Dataset rows:
###
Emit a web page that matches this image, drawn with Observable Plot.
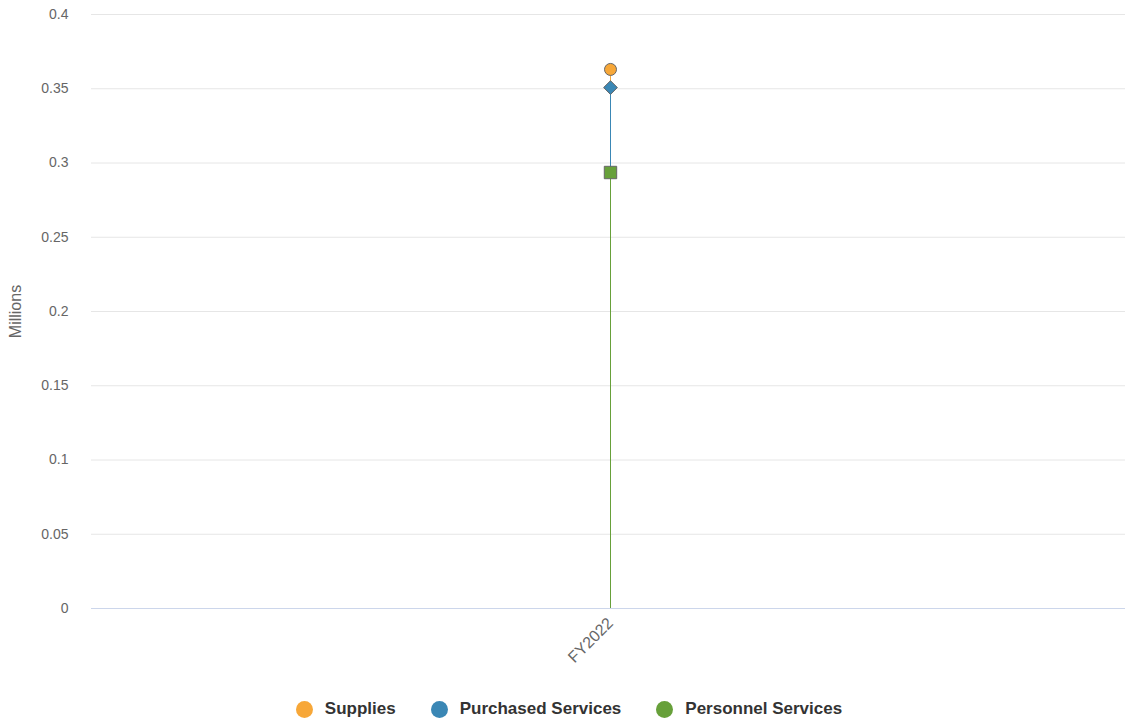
<!DOCTYPE html>
<html>
<head>
<meta charset="utf-8">
<script src="https://cdn.jsdelivr.net/npm/d3@7"></script>
<script src="https://cdn.jsdelivr.net/npm/@observablehq/plot@0.6"></script>
<style>
  html, body { margin: 0; padding: 0; background: #fff; }
  body { width: 1125px; height: 724px; overflow: hidden; font-family: "Liberation Sans", Arial, sans-serif; }
  #legend { display: flex; justify-content: center; align-items: center; height: 38px; padding-top: 4px; margin-left: 134px; width: 870px; }
  .item { display: flex; align-items: center; font-weight: bold; font-size: 17px; color: #333; margin-right: 35px; }
  .item:last-child { margin-right: 0; }
  .sw { width: 17px; height: 17px; border-radius: 50%; margin-right: 12px; }
</style>
</head>
<body>
<div id="chart"></div>
<div id="legend"></div>
<script>
const categories = ["FY2022"];
const seriesNames = ["Personnel Services", "Purchased Services", "Supplies"];
const seriesValues = [0.2936, 0.0572, 0.0122];
const seriesColors = ["#67a03a", "#3a87b5", "#f7a738"];
const seriesSymbols = ["square", "diamond2", "circle"];
const yTicks = [0, 0.05, 0.1, 0.15, 0.2, 0.25, 0.3, 0.35, 0.4];
const legendOrder = ["Supplies", "Purchased Services", "Personnel Services"];

const tops = d3.cumsum(seriesValues);
const markerR = [7, 6.2, 6];
const rows = seriesNames.map((name, i) => ({
  name, cat: categories[0], y1: i === 0 ? 0 : tops[i - 1], y2: tops[i],
  color: seriesColors[i], symbol: seriesSymbols[i], r: markerR[i]
}));

const chart = Plot.plot({
  width: 1125,
  height: 686,
  marginTop: 14,
  marginBottom: 78,
  marginLeft: 91,
  marginRight: 0,
  style: { fontFamily: "Liberation Sans, Arial, sans-serif", fontSize: "14px", color: "#666" },
  x: { type: "point", domain: categories, range: [95, 1125], label: null },
  y: { domain: [0, 0.4], label: null },
  r: { type: "identity" },
  marks: [
    Plot.gridY(yTicks, { stroke: "#e6e6e6", strokeOpacity: 1 }),
    Plot.ruleY([0], { stroke: "#ccd6eb" }),
    Plot.axisY(yTicks, { tickSize: 0, tickPadding: 23, tickFormat: d => String(+d.toFixed(2)), fill: "#666", fontSize: 14, label: null }),
    Plot.axisY({ ticks: [], tickSize: 0, fill: "#666", fontSize: 16,
      label: "Millions", labelAnchor: "center", labelOffset: 82, labelArrow: "none" }),
    Plot.axisX({ tickSize: 0, tickRotate: -45, tickPadding: 12, fill: "#666", fontSize: 16, label: null }),
    Plot.ruleX(rows, { x: "cat", y1: "y1", y2: "y2", stroke: "color", strokeWidth: 1 }),
    Plot.dot(rows, { x: "cat", y: "y2", fill: "color", symbol: "symbol", stroke: "#666", strokeWidth: 1, r: "r" })
  ]
});
document.getElementById("chart").appendChild(chart);

const leg = document.getElementById("legend");
legendOrder.forEach(n => {
  const i = seriesNames.indexOf(n);
  const it = document.createElement("div");
  it.className = "item";
  it.innerHTML = `<span class="sw" style="background:${seriesColors[i]}"></span>${n}`;
  leg.appendChild(it);
});
</script>
</body>
</html>
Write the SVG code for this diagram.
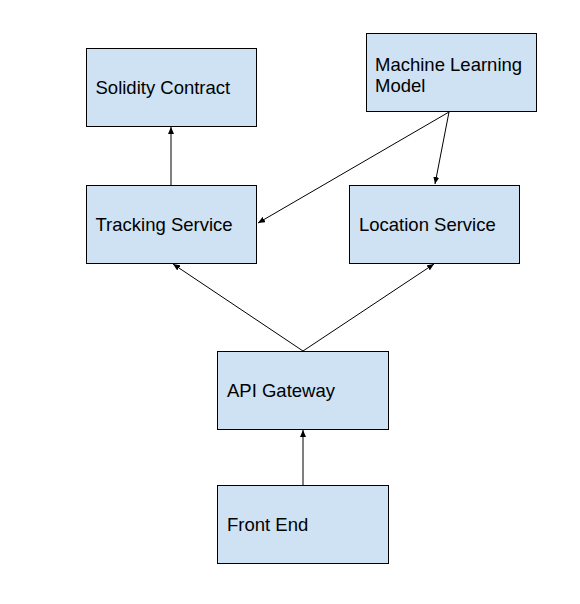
<svg xmlns="http://www.w3.org/2000/svg" width="580" height="604" viewBox="0 0 580 604">
<style>
.box{fill:#cfe2f3;stroke:#000;stroke-width:1}
.lbl{font-family:"Liberation Sans",Arial,sans-serif;font-size:18.5px;fill:#000}
.edge{stroke:#000;stroke-width:1;fill:none;marker-end:url(#ah)}
</style>
<defs>
<marker id="ah" markerWidth="8" markerHeight="6" refX="7" refY="3" orient="auto" markerUnits="userSpaceOnUse">
<path d="M0,0 L7,3 L0,6 z" fill="#000"/>
</marker>
</defs>
<rect width="580" height="604" fill="#fff"/>
<g id="connectors">
<line class="edge" x1="171" y1="185" x2="171" y2="127"/>
<line class="edge" x1="449" y1="112" x2="258" y2="223"/>
<line class="edge" x1="449" y1="112" x2="435" y2="184"/>
<line class="edge" x1="303" y1="351" x2="173" y2="264"/>
<line class="edge" x1="303" y1="351" x2="434" y2="264"/>
<line class="edge" x1="303" y1="485" x2="303" y2="430"/>
</g>
<g id="solidity">
<rect class="box" x="86.5" y="48.5" width="170" height="78"/>
<text class="lbl" x="95.5" y="94">Solidity Contract</text>
</g>
<g id="ml">
<rect class="box" x="366.5" y="33.5" width="170" height="78"/>
<text class="lbl" x="375" y="71">Machine Learning</text>
<text class="lbl" x="375" y="92">Model</text>
</g>
<g id="tracking">
<rect class="box" x="86.5" y="185.5" width="170" height="78"/>
<text class="lbl" x="95.5" y="231">Tracking Service</text>
</g>
<g id="location">
<rect class="box" x="349.5" y="185.5" width="170" height="78"/>
<text class="lbl" x="359" y="231">Location Service</text>
</g>
<g id="api">
<rect class="box" x="217.5" y="351.5" width="171" height="78"/>
<text class="lbl" x="227" y="397">API Gateway</text>
</g>
<g id="frontend">
<rect class="box" x="217.5" y="485.5" width="171" height="78"/>
<text class="lbl" x="227" y="531">Front End</text>
</g>
</svg>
###
DO THIS:
Repeat the data exactly in full, omitting its pictures.

CORRECT ANSWER:
Emit a web page that matches this image, drawn with Observable Plot.
<!DOCTYPE html>
<html>
<head>
<meta charset="utf-8">
<script src="https://cdn.jsdelivr.net/npm/d3@7"></script>
<script src="https://cdn.jsdelivr.net/npm/@observablehq/plot@0.6"></script>
<style>
  html, body { margin: 0; padding: 0; background: #fff; }
  body { width: 1125px; height: 724px; overflow: hidden; font-family: "Liberation Sans", Arial, sans-serif; }
  #legend { display: flex; justify-content: center; align-items: center; height: 38px; padding-top: 4px; margin-left: 134px; width: 870px; }
  .item { display: flex; align-items: center; font-weight: bold; font-size: 17px; color: #333; margin-right: 35px; }
  .item:last-child { margin-right: 0; }
  .sw { width: 17px; height: 17px; border-radius: 50%; margin-right: 12px; }
</style>
</head>
<body>
<div id="chart"></div>
<div id="legend"></div>
<script>
const categories = ["FY2022"];
const seriesNames = ["Personnel Services", "Purchased Services", "Supplies"];
const seriesValues = [0.2936, 0.0572, 0.0122];
const seriesColors = ["#67a03a", "#3a87b5", "#f7a738"];
const seriesSymbols = ["square", "diamond2", "circle"];
const yTicks = [0, 0.05, 0.1, 0.15, 0.2, 0.25, 0.3, 0.35, 0.4];
const legendOrder = ["Supplies", "Purchased Services", "Personnel Services"];

const tops = d3.cumsum(seriesValues);
const markerR = [7, 6.2, 6];
const rows = seriesNames.map((name, i) => ({
  name, cat: categories[0], y1: i === 0 ? 0 : tops[i - 1], y2: tops[i],
  color: seriesColors[i], symbol: seriesSymbols[i], r: markerR[i]
}));

const chart = Plot.plot({
  width: 1125,
  height: 686,
  marginTop: 14,
  marginBottom: 78,
  marginLeft: 91,
  marginRight: 0,
  style: { fontFamily: "Liberation Sans, Arial, sans-serif", fontSize: "14px", color: "#666" },
  x: { type: "point", domain: categories, range: [95, 1125], label: null },
  y: { domain: [0, 0.4], label: null },
  r: { type: "identity" },
  marks: [
    Plot.gridY(yTicks, { stroke: "#e6e6e6", strokeOpacity: 1 }),
    Plot.ruleY([0], { stroke: "#ccd6eb" }),
    Plot.axisY(yTicks, { tickSize: 0, tickPadding: 23, tickFormat: d => String(+d.toFixed(2)), fill: "#666", fontSize: 14, label: null }),
    Plot.axisY({ ticks: [], tickSize: 0, fill: "#666", fontSize: 16,
      label: "Millions", labelAnchor: "center", labelOffset: 82, labelArrow: "none" }),
    Plot.axisX({ tickSize: 0, tickRotate: -45, tickPadding: 12, fill: "#666", fontSize: 16, label: null }),
    Plot.ruleX(rows, { x: "cat", y1: "y1", y2: "y2", stroke: "color", strokeWidth: 1 }),
    Plot.dot(rows, { x: "cat", y: "y2", fill: "color", symbol: "symbol", stroke: "#666", strokeWidth: 1, r: "r" })
  ]
});
document.getElementById("chart").appendChild(chart);

const leg = document.getElementById("legend");
legendOrder.forEach(n => {
  const i = seriesNames.indexOf(n);
  const it = document.createElement("div");
  it.className = "item";
  it.innerHTML = `<span class="sw" style="background:${seriesColors[i]}"></span>${n}`;
  leg.appendChild(it);
});
</script>
</body>
</html>
Write the SVG code for this diagram.
<svg xmlns="http://www.w3.org/2000/svg" width="580" height="604" viewBox="0 0 580 604">
<style>
.box{fill:#cfe2f3;stroke:#000;stroke-width:1}
.lbl{font-family:"Liberation Sans",Arial,sans-serif;font-size:18.5px;fill:#000}
.edge{stroke:#000;stroke-width:1;fill:none;marker-end:url(#ah)}
</style>
<defs>
<marker id="ah" markerWidth="8" markerHeight="6" refX="7" refY="3" orient="auto" markerUnits="userSpaceOnUse">
<path d="M0,0 L7,3 L0,6 z" fill="#000"/>
</marker>
</defs>
<rect width="580" height="604" fill="#fff"/>
<g id="connectors">
<line class="edge" x1="171" y1="185" x2="171" y2="127"/>
<line class="edge" x1="449" y1="112" x2="258" y2="223"/>
<line class="edge" x1="449" y1="112" x2="435" y2="184"/>
<line class="edge" x1="303" y1="351" x2="173" y2="264"/>
<line class="edge" x1="303" y1="351" x2="434" y2="264"/>
<line class="edge" x1="303" y1="485" x2="303" y2="430"/>
</g>
<g id="solidity">
<rect class="box" x="86.5" y="48.5" width="170" height="78"/>
<text class="lbl" x="95.5" y="94">Solidity Contract</text>
</g>
<g id="ml">
<rect class="box" x="366.5" y="33.5" width="170" height="78"/>
<text class="lbl" x="375" y="71">Machine Learning</text>
<text class="lbl" x="375" y="92">Model</text>
</g>
<g id="tracking">
<rect class="box" x="86.5" y="185.5" width="170" height="78"/>
<text class="lbl" x="95.5" y="231">Tracking Service</text>
</g>
<g id="location">
<rect class="box" x="349.5" y="185.5" width="170" height="78"/>
<text class="lbl" x="359" y="231">Location Service</text>
</g>
<g id="api">
<rect class="box" x="217.5" y="351.5" width="171" height="78"/>
<text class="lbl" x="227" y="397">API Gateway</text>
</g>
<g id="frontend">
<rect class="box" x="217.5" y="485.5" width="171" height="78"/>
<text class="lbl" x="227" y="531">Front End</text>
</g>
</svg>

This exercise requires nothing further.